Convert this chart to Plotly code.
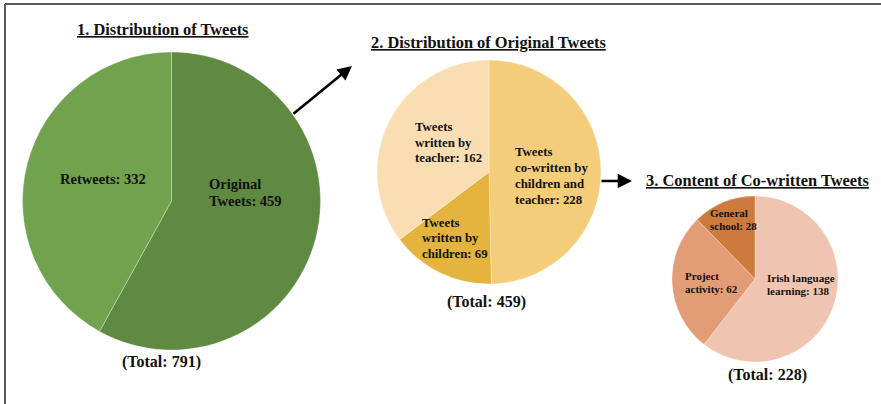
import plotly.graph_objects as go

# ---- data ----
dist_labels = ["Original\nTweets", "Retweets"]
dist_values = [459, 332]

orig_labels = ["Tweets\nco-written by\nchildren and\nteacher", "Tweets\nwritten by\nchildren", "Tweets\nwritten by\nteacher"]
orig_values = [228, 69, 162]

content_labels = ["Irish language\nlearning", "Project\nactivity", "General\nschool"]
content_values = [138, 62, 28]

titles = ["1. Distribution of Tweets", "2. Distribution of Original Tweets", "3. Content of Co-written Tweets"]

W, H = 881, 404
FONT = "Liberation Serif"
TXT = "#111111"

def px(x):
    return x / W

def py(y):
    return 1 - y / H

def dom(cx, cy, r):
    return dict(x=[px(cx - r), px(cx + r)], y=[py(cy + r), py(cy - r)])

colors1 = ["#608a41", "#71a34f"]
colors2 = ["#f4cd7a", "#e4b43f", "#f9deb3"]
colors3 = ["#efc4b0", "#e29d76", "#cd7a3e"]

pies = [
    (dist_labels, dist_values, colors1, (171.5, 201, 149)),
    (orig_labels, orig_values, colors2, (489, 172, 112)),
    (content_labels, content_values, colors3, (755, 279, 83)),
]

fig = go.Figure()
for labels, values, cols, (cx, cy, r) in pies:
    fig.add_trace(go.Pie(
        labels=[l.replace("\n", " ") for l in labels], values=values,
        marker=dict(colors=cols, line=dict(color="rgba(255,255,255,0.3)", width=1)),
        sort=False, direction="clockwise", rotation=0,
        textinfo="none", hoverinfo="label+value", showlegend=False,
        domain=dom(cx, cy, r),
    ))

annotations = []

def add_label(label, value, x, y0, dy, size):
    lines = label.split("\n")
    lines[-1] = f"{lines[-1]}: {value}"
    for i, line in enumerate(lines):
        annotations.append(dict(
            x=px(x), y=py(y0 + i * dy), xref="paper", yref="paper",
            text=f"<b>{line}</b>", showarrow=False, xanchor="left", yanchor="middle",
            font=dict(family=FONT, size=size, color=TXT),
        ))

# label placement (px): left x, first line centre y, line spacing, font size
pos1 = [(207, 184, 17, 14.5), (58, 179, 17, 14.5)]
pos2 = [(513, 152, 16.1, 12.8), (420, 222.7, 15.5, 12.8), (413, 127, 15.7, 12.8)]
pos3 = [(765, 278.3, 12.4, 11), (683, 276, 12.8, 11), (708, 213.3, 12.4, 11)]

for labels, values, pos in [(dist_labels, dist_values, pos1), (orig_labels, orig_values, pos2), (content_labels, content_values, pos3)]:
    for lab, val, (x, y, dy, s) in zip(labels, values, pos):
        add_label(lab, val, x, y, dy, s)

# titles
title_pos = [(162.5, 30), (488, 43), (757, 181)]
for t, (x, y) in zip(titles, title_pos):
    annotations.append(dict(
        x=px(x), y=py(y), xref="paper", yref="paper", text=f"<b><u>{t}</u></b>",
        showarrow=False, xanchor="center", yanchor="middle",
        font=dict(family=FONT, size=16.4, color=TXT),
    ))

# totals
total_pos = [(161.5, 362), (486.5, 302), (767, 375)]
for vals, (x, y) in zip([dist_values, orig_values, content_values], total_pos):
    annotations.append(dict(
        x=px(x), y=py(y), xref="paper", yref="paper", text=f"<b>(Total: {sum(vals)})</b>",
        showarrow=False, xanchor="center", yanchor="middle",
        font=dict(family=FONT, size=16, color=TXT),
    ))

# arrows
for (tx, ty), (ax, ay) in [((352, 66), (-60, 49)), ((632, 181), (-32, 0))]:
    annotations.append(dict(
        x=px(tx), y=py(ty), xref="paper", yref="paper", text="",
        showarrow=True, ax=ax, ay=ay, arrowhead=2, arrowsize=1.1, arrowwidth=2.6,
        arrowcolor="#000000",
    ))

shapes = [
    dict(type="line", xref="paper", yref="paper", x0=px(5), x1=1, y0=py(4), y1=py(4),
         line=dict(color="#5a5a5a", width=2)),
    dict(type="line", xref="paper", yref="paper", x0=px(5), x1=px(5), y0=py(4), y1=0,
         line=dict(color="#5a5a5a", width=2)),
]

fig.update_layout(
    width=W, height=H, autosize=False,
    margin=dict(l=0, r=0, t=0, b=0),
    paper_bgcolor="white", plot_bgcolor="white",
    annotations=annotations, shapes=shapes,
)

fig.write_html(
    "out.html",
    config={"displayModeBar": False},
    post_script="document.body.style.margin='0';document.body.style.overflow='hidden';",
)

→ Given problem:
Repeat only the lines between the start of the data and the line with "return x / W", including those two lines, and skip the pictures.

→ Expected answer:
Convert this chart to Plotly code.
import plotly.graph_objects as go

# ---- data ----
dist_labels = ["Original\nTweets", "Retweets"]
dist_values = [459, 332]

orig_labels = ["Tweets\nco-written by\nchildren and\nteacher", "Tweets\nwritten by\nchildren", "Tweets\nwritten by\nteacher"]
orig_values = [228, 69, 162]

content_labels = ["Irish language\nlearning", "Project\nactivity", "General\nschool"]
content_values = [138, 62, 28]

titles = ["1. Distribution of Tweets", "2. Distribution of Original Tweets", "3. Content of Co-written Tweets"]

W, H = 881, 404
FONT = "Liberation Serif"
TXT = "#111111"

def px(x):
    return x / W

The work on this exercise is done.